For some reason, we’ve all absorbed this myth that our love stories are more romantic if we’ve somehow changed somebody, or if we’ve attracted the bad boy who doesn’t normally like people. We love reading about men who become better people so that they’re worthy of the women they adore, or who change when they’re around that one person who really means something to them. Sometimes they don’t even have to change and the mere fact that they’ve deigned to feel attraction to a member of the opposite sex is meant to be enough to redeem them (I’m thinking back to Edward Cullen and his possessive anger and unreasonableness).

I think seeing this image again and again in books, films and television is disappointing and maybe even dangerous. This summer, UK Love Island viewers watched as Adam Collard repeatedly and mercilessly dumped whichever girl he was coupled up with to see how things went with the newest entry to the Love Island villa. Women’s Aid issued a warning that his behaviour was emotionally abusive, but we still saw the new girls in the villa frequently choose him over seemingly kinder islanders. And in later episodes, when Adam seemed to show some genuine feelings to Zara McDermott and was kind to his male friends on the show, many viewers seemed to forget about his earlier behaviour. It was a real life imitation of what we see in literature and on screen – nasty men who finally fall in love and show some vulnerability are viewed as somehow more desirable and sweet than if they’d been nice all along.

So many of the relationships we’re meant to see as great love stories are, at heart, pretty dysfunctional and disturbing (remember Noah in the Notebook threatening to jump off a Ferris Wheel unless Allie went out with him?!). I worry that seeing these often abusive relationships romanticised could make young girls and women more willing to accept these traits in their own love lives. We need to see and love more honest, open and kind relationships so that we know what love should look like.

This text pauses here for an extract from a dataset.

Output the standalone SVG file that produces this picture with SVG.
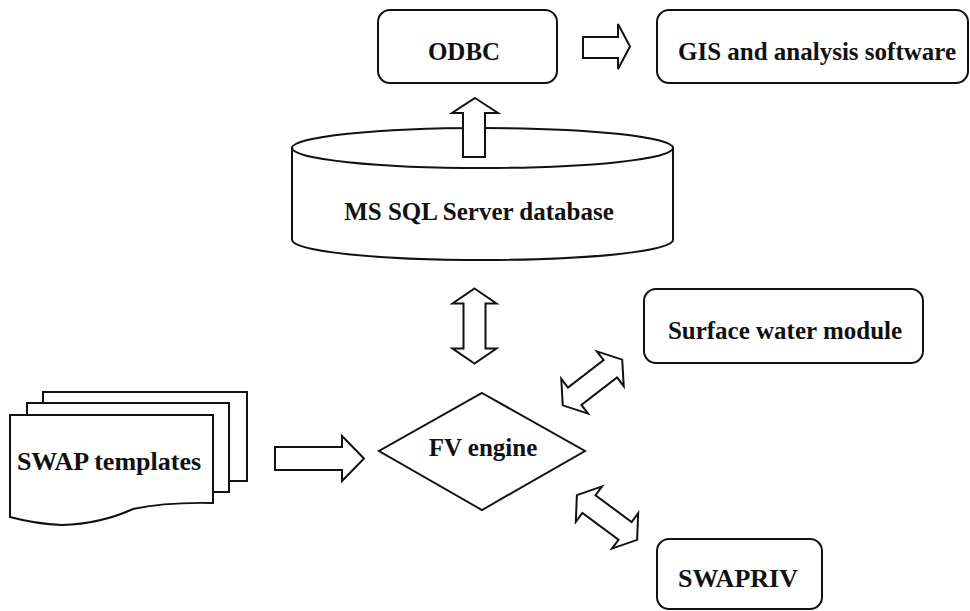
<svg xmlns="http://www.w3.org/2000/svg" width="970" height="611" viewBox="0 0 970 611">
<style>
.s{fill:#fff;stroke:#111;stroke-width:2;stroke-linejoin:miter}
.t{font-family:"Liberation Serif","Times New Roman",serif;font-weight:bold;font-size:25px;fill:#111;text-anchor:middle}
</style>
<defs>
<path id="dbl" d="M-37.5,0 L-22.5,-22 L-22.5,-11 L22.5,-11 L22.5,-22 L37.5,0 L22.5,22 L22.5,11 L-22.5,11 L-22.5,22 Z"/>
</defs>
<rect width="970" height="611" fill="#fff"/>
<g id="odbc">
<rect class="s" x="378" y="10" width="179" height="73" rx="12"/>
<text class="t" x="464" y="60">ODBC</text>
</g>
<g id="gis">
<rect class="s" x="657" y="10" width="311" height="73" rx="12"/>
<text class="t" x="817" y="60">GIS and analysis software</text>
</g>
<g id="database">
<path class="s" d="M292,148 L292,240 A190.5,20 0 0 0 673,240 L673,148"/>
<ellipse class="s" cx="482.5" cy="148" rx="190.5" ry="20"/>
<text class="t" x="479" y="220">MS SQL Server database</text>
</g>
<g id="surface">
<rect class="s" x="644" y="289" width="279" height="74" rx="12"/>
<text class="t" x="785" y="339">Surface water module</text>
</g>
<g id="swapriv">
<rect class="s" x="657" y="539" width="165" height="70" rx="12"/>
<text class="t" x="738" y="587" style="font-size:26px">SWAPRIV</text>
</g>
<g id="fv">
<polygon class="s" points="482,393 585,451 482,510 379,451"/>
<text class="t" x="483" y="456">FV engine</text>
</g>
<g id="swap">
<rect class="s" x="43" y="392" width="204" height="89"/>
<rect class="s" x="27" y="403" width="202" height="89"/>
<path class="s" d="M10,415 L213,415 L213,503 Q165,502 133,509 Q100,524 62,525 Q36,524 10,517 Z"/>
<text class="t" x="109" y="470" style="font-size:26px">SWAP templates</text>
</g>
<g id="connectors">
<path class="s" d="M583,37 L618,37 L618,24 L630,46.5 L618,69 L618,58 L583,58 Z"/>
<path class="s" d="M475,98 L498,113 L485,113 L485,157 L463,157 L463,113 L452,113 Z"/>
<use href="#dbl" class="s" transform="translate(474.5,326) rotate(90)"/>
<use href="#dbl" class="s" transform="translate(592.5,382.5) rotate(-37.6)"/>
<use href="#dbl" class="s" transform="translate(607,517.5) rotate(36.6)"/>
<path class="s" d="M275,447 L342,447 L342,436 L364,458.5 L342,481 L342,470 L275,470 Z"/>
</g>
</svg>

To some extent, the media is moving in the right direction here. Recent Netflix hit ‘To all the Boys I’ve Loved Before’ has been praised for its kind protagonists and depiction of a sweet, genuine relationship, and even some stories from longer ago included kind male love interests. I remember feeling so pleased when Katniss finally chose Peeta in ‘The Hunger Games’, because he was the nice guy and it felt right that she recognised the value in his kindness. The huge success of the series, and the fact so many teenage girls felt the same way, shows that we don’t need our main male characters to be cruel or angry. Nice boys in fiction are popular – it’s just a shame they don’t show up more often.

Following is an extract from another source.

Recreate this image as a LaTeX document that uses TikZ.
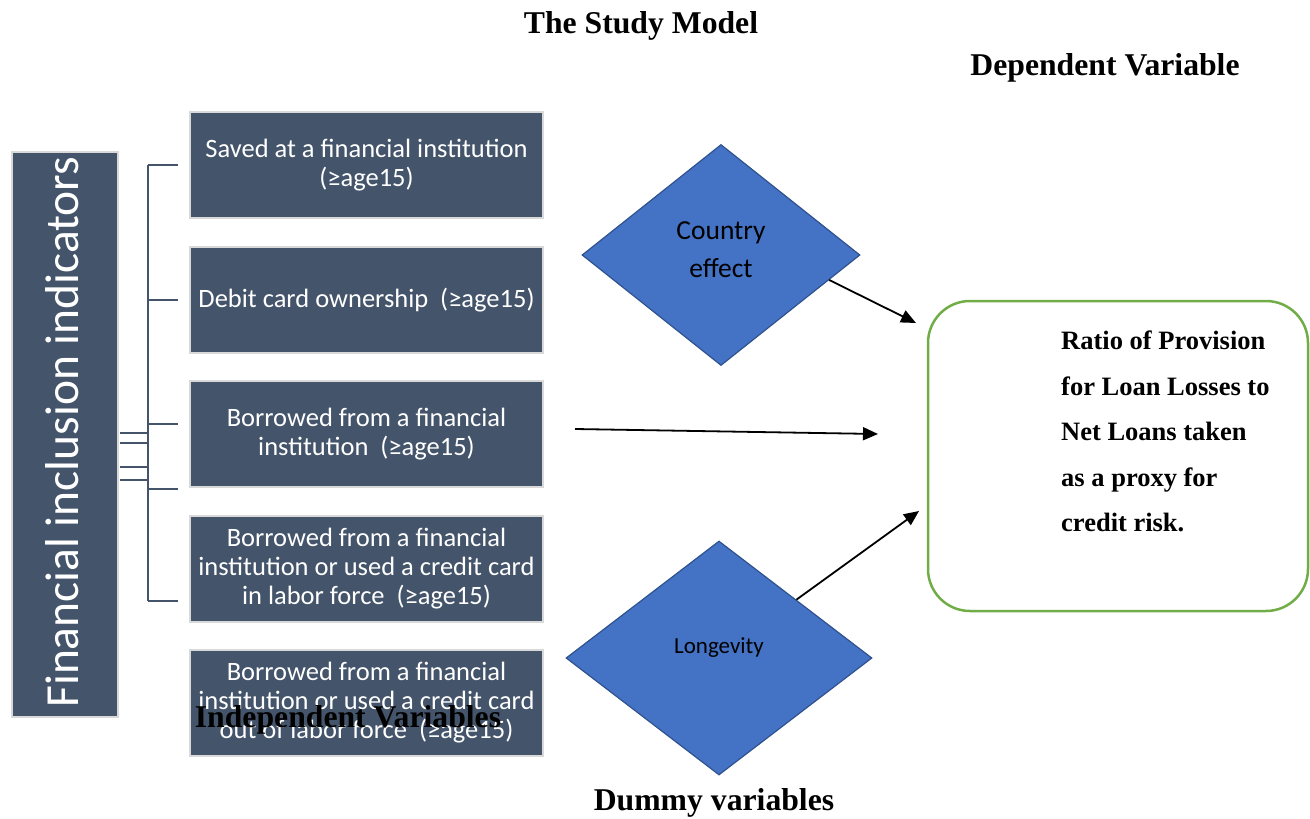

People are talking about the messages sent by the media and I hope that this means the relationships we see continue to grow in positive ways. That’s why I was so disappointed by ‘Hot Pursuit’. The story was fine and there was nothing terrible or seriously problematic about the relationship, but it felt like a real step backwards. I want the books and TV episodes coming out this year and next year to do better than the ones I loved when I was at school.

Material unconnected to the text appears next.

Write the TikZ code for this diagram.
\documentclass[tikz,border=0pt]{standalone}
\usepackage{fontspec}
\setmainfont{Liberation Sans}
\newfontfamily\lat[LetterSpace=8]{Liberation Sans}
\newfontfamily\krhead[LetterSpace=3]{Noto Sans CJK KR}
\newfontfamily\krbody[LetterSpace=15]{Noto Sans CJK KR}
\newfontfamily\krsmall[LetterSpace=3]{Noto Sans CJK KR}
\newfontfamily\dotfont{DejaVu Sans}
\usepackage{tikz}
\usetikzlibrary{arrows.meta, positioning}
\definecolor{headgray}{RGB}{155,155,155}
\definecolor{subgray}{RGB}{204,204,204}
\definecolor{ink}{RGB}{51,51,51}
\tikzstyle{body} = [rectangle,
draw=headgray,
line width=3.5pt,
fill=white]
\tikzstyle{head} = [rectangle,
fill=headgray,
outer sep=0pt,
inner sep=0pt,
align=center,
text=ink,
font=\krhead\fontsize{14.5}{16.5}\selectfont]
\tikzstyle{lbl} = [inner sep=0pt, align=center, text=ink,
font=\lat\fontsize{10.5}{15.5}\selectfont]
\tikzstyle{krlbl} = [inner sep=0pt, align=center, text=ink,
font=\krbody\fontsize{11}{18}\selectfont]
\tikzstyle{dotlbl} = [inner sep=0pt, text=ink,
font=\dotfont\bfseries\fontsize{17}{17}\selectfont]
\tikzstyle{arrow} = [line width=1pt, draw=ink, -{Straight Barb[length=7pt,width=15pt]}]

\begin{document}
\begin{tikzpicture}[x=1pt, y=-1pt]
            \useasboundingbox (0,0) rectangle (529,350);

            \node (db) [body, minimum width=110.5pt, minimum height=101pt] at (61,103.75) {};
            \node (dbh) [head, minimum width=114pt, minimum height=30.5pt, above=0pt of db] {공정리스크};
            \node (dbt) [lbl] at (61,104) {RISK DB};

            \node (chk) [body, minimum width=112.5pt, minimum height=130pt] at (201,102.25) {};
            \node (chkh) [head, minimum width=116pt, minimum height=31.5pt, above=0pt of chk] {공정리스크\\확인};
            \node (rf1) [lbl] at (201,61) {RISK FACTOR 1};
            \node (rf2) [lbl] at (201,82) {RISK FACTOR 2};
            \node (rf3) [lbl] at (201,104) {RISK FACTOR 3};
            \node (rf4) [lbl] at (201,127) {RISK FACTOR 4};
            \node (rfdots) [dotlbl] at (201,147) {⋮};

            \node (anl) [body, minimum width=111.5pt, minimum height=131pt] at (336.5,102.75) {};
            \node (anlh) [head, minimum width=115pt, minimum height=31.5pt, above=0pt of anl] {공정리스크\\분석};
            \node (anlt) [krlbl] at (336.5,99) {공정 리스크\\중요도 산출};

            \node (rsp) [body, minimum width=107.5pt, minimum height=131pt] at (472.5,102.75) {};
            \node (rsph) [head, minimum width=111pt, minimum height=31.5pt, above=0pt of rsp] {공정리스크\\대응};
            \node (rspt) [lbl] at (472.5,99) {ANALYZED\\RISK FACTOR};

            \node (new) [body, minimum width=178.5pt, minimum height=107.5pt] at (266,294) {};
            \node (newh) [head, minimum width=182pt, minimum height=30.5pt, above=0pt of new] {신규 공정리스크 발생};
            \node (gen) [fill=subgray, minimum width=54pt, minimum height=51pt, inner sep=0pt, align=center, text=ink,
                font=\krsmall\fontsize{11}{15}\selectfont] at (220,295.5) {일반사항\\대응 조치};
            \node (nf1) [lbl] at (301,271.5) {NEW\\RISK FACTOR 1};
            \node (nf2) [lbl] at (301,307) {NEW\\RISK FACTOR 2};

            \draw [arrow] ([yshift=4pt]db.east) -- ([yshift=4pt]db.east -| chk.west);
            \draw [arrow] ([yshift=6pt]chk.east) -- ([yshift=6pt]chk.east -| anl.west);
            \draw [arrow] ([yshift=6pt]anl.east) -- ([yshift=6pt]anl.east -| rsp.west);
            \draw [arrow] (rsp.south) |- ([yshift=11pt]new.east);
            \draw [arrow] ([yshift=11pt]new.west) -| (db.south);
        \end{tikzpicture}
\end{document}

3 thoughts on “We Need More Nice Boys in Literature – Let’s Romanticise Kindness

  1. You make some very clear and relevant points and I most definitely agree with you on this topic. “Nice” guys in fiction are a rarity unfortunately and this is also reflected in the media. It was a pleasure to read this post which I think is balanced, thoughtful and very well written. 🙂

    Like

  2. I agree. The covers alone usually keeps me away from the genre. And, in my youth, I have had my fair share of bad boy crushes. But as a 62-year-old woman, I can tell you there is drama in all relationships and life is so much more enjoyable when you are with a nice guy. I fear most romance novels lead young women to believe in a false reality.